In which Your Humble Blogger describes what she sees in the women's bathroom at the train station in terms of a favorite story from childhood:
"Where the Unicorns Have Gone"
The women blustering toward
The tissue-clogged sinks are busy
With petite wrinkles that frustrate
Their concealer. They see blouses
That betray their bra straps; they see
Hairs sticking up, like flags of war.
They make practical adjustments.
But the quick women don't see that
The unicorns, holy creatures,
Are here in the public restroom,
Flickering outside the pale lights
And kicking at the mop water.
Undo these pearl lassos, they plead.
But the clock soon will call the bells
Of capture, so the women leave
With a glance. The women don't see
The unicorns. The women see
Everything in the flat mirror
Except their own eyes.
* * *
You know, based on the introduction I wrote for this post, I can understand how a reader would expect a totally different kind of poem from the one that's featured here. ;p
Prior to today, I hadn't looked at this one in a really long time. I like the basic idea of it, but I think I really need to work on clarifying what's going on. The inspiration behind it was the sight of women crowding in front of the bathroom mirror at the train station on their way to work or to job interviews, wherever their professional-looking attire suggested that they were headed. Of course, my opinions and predispositions crept deep into this one; I tend to readily assume that everyone who's out in a business suit is secretly unhappy. I imagine that they're like the unicorn in The Last Unicorn, trapped in a disguise that causes their heads to become filled with all sorts of trifling thought and leads them to forget who they are. I know that's not the case. But man, some of these women I see look so unhappy.
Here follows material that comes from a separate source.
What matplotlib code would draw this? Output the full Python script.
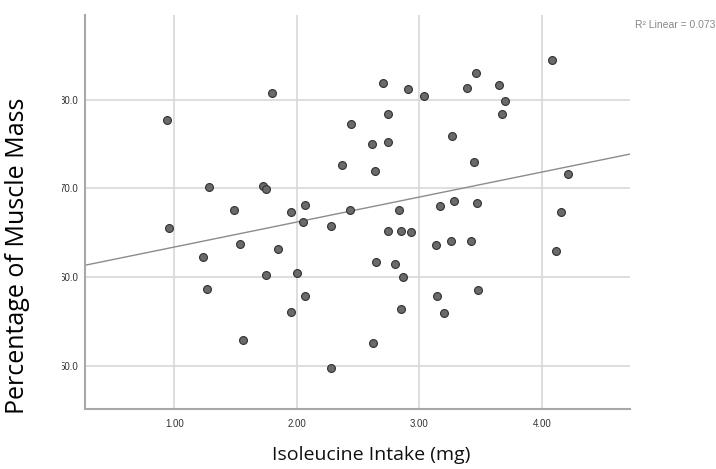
import numpy as np
import matplotlib
matplotlib.use("Agg")
import matplotlib.pyplot as plt
from matplotlib.transforms import Bbox, TransformedBbox

# Data
isoleucine_mg = [1.80, 0.94, 2.445, 2.37, 1.28, 1.72, 1.75, 1.486, 1.954, 2.063,
                 2.43, 0.957, 2.047, 2.28, 4.08, 3.46, 2.70, 3.65, 2.905, 3.39,
                 3.04, 3.70, 2.745, 3.674, 3.27, 2.617, 2.74, 3.45, 2.64, 4.217,
                 2.835, 3.17, 3.285, 3.47, 4.156, 1.537, 1.848, 1.235, 1.744, 2.003,
                 1.267, 2.066, 1.952, 1.562, 2.28, 2.742, 2.85, 2.93, 3.137, 3.26,
                 3.418, 4.116, 2.647, 2.80, 2.867, 3.145, 3.478, 2.853, 3.20, 2.625]
muscle_pct = [80.8, 77.7, 77.3, 72.6, 70.2, 70.3, 69.9, 67.6, 67.3, 68.1,
              67.6, 65.5, 66.2, 65.8, 84.5, 83.0, 81.9, 81.7, 81.2, 81.3,
              80.4, 79.9, 78.4, 78.4, 75.9, 75.0, 75.2, 73.0, 71.9, 71.6,
              67.6, 68.0, 68.6, 68.4, 67.3, 63.7, 63.2, 62.3, 60.2, 60.5,
              58.6, 57.8, 56.1, 52.9, 49.7, 65.2, 65.2, 65.1, 63.6, 64.1,
              64.1, 62.9, 61.7, 61.5, 60.0, 57.9, 58.5, 56.4, 55.9, 52.5]
x_ticks = [1.0, 2.0, 3.0, 4.0]
x_tick_labels = ["1.00", "2.00", "3.00", "4.00"]
y_ticks = [50.0, 60.0, 70.0, 80.0]
y_tick_labels = ["50.0", "60.0", "70.0", "80.0"]
r2_text = "R² Linear = 0.073"
x_label = "Isoleucine Intake (mg)"
y_label = "Percentage of Muscle Mass"

x = np.array(isoleucine_mg)
y = np.array(muscle_pct)

fig = plt.figure(figsize=(7.16, 4.69), dpi=100)
ax = fig.add_axes([85/716, 1 - 409/469, (630-85)/716, (409-15.5)/469])

xlim = (0.27, 4.72)
ylim = (45.1, 89.5)
ax.set_xlim(*xlim)
ax.set_ylim(*ylim)

ax.grid(True, color="#d8d8d8", linewidth=1.2, zorder=0)
ax.set_axisbelow(True)

slope, intercept = np.polyfit(x, y, 1)
lx = np.array(xlim)
ax.plot(lx, intercept + slope * lx, color="#8c8c8c", linewidth=1.0, zorder=2)

ax.scatter(x, y, s=32, facecolor="#6a6a6a", edgecolor="#303030", linewidth=0.8, zorder=3)

ax.set_xticks(x_ticks)
ax.set_xticklabels(x_tick_labels)
ax.set_yticks(y_ticks)
ax.set_yticklabels(y_tick_labels)
ax.tick_params(length=0, labelsize=7, labelcolor="#333333")
for lab in ax.get_xticklabels() + ax.get_yticklabels():
    lab.set_family(["Liberation Sans", "DejaVu Sans"])
ax.tick_params(axis="x", pad=7)
ax.tick_params(axis="y", pad=5)

for side in ("top", "right"):
    ax.spines[side].set_visible(False)
for side in ("left", "bottom"):
    ax.spines[side].set_color("#a8a8a8")
    ax.spines[side].set_linewidth(1.5)

fig.text(371/716, 1 - 455/469, x_label, ha="center", va="center",
         fontsize=14, family=["Open Sans", "DejaVu Sans"], color="#111111")
fig.text(18/716, 1 - 255.5/469, y_label, ha="center", va="center", rotation=90,
         fontsize=18, family=["Open Sans", "DejaVu Sans"], color="#000000")
fig.text(715/716, 1 - 25/469, r2_text, ha="right", va="center",
         fontsize=7.5, family=["Liberation Sans", "DejaVu Sans"], color="#888888")

# the reference's y tick labels are clipped on their left side
clip = TransformedBbox(Bbox([[62/716, 0], [1, 1]]), fig.transFigure)
for lab in ax.get_yticklabels():
    lab.set_clip_box(clip)
    lab.set_clip_on(True)

fig.savefig("out.png", dpi=100)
So if I revise this poem, I would at least make it clearer in the beginning that the women are on their way to work and clearer in the middle that the unicorns are trapped inside of them. I think there must be other changes that I can make, too, but I can't exactly figure out what they are yet.
Looking at my notebook, I see evidence that this poem gave me a tough time even when I was first writing it. I don't know if you can see it in the picture below -- the notebook is just pages and pages of eraser smudges at this point, so it's all a mess -- but whatever the first three lines of the poem originally were, they got erased and are gone forever. How romantic-sounding, no?